Material for this task:
_ _ _ _

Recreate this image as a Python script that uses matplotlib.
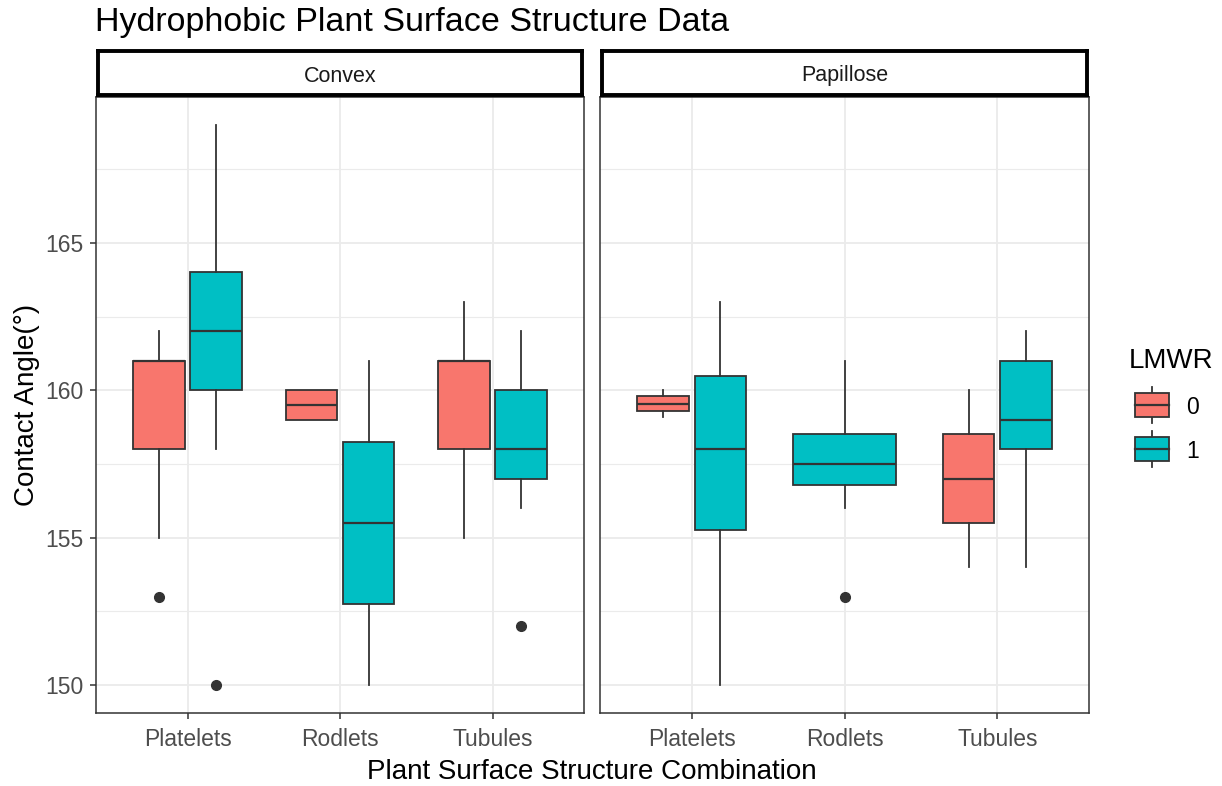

_ _ _ _

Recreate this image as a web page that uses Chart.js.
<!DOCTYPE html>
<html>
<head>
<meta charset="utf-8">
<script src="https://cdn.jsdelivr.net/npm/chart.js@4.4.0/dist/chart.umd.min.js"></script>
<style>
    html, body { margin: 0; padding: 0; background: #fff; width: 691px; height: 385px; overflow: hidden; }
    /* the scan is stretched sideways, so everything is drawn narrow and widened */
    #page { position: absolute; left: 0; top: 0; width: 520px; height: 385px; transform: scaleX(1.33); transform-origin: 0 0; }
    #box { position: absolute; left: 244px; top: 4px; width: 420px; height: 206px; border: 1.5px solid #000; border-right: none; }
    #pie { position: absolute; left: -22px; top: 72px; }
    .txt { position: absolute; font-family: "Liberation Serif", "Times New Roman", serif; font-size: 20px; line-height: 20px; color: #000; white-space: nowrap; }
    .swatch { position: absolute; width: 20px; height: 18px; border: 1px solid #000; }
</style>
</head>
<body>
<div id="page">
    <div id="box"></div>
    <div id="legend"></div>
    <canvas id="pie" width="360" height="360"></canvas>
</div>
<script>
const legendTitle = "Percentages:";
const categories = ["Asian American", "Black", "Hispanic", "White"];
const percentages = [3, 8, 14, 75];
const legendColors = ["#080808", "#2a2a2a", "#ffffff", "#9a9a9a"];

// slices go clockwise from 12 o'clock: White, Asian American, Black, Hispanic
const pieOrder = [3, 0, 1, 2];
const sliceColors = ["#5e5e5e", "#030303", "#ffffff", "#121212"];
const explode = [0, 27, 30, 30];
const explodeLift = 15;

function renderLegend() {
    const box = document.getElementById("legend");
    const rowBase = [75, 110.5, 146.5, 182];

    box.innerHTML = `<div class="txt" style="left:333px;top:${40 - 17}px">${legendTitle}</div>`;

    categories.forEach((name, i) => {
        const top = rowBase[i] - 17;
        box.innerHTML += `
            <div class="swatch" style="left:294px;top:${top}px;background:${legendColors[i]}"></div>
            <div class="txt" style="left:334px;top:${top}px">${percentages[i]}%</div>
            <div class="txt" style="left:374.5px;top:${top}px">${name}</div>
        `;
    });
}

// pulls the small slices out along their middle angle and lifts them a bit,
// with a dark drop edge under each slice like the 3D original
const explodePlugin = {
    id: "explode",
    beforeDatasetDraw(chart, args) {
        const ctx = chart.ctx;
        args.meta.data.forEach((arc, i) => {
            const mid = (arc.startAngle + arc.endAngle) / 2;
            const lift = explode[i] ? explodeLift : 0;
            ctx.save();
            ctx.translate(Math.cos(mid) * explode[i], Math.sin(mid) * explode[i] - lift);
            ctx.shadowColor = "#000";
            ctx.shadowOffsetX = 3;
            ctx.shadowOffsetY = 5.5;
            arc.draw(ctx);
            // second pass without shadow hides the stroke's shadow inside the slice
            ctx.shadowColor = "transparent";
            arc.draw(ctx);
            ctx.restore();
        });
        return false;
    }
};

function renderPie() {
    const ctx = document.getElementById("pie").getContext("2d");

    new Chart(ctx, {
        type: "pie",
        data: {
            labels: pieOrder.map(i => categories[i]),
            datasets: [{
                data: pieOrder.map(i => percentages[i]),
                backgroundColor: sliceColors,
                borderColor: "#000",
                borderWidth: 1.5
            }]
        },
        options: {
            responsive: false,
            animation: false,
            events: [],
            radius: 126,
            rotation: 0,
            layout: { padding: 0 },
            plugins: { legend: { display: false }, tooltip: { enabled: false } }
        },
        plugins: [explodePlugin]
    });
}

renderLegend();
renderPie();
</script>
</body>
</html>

_ _ _ _

The request: List the lines of the material in which the word "image" occurs.

Correct output:
Recreate this image as a Python script that uses matplotlib.
Recreate this image as a web page that uses Chart.js.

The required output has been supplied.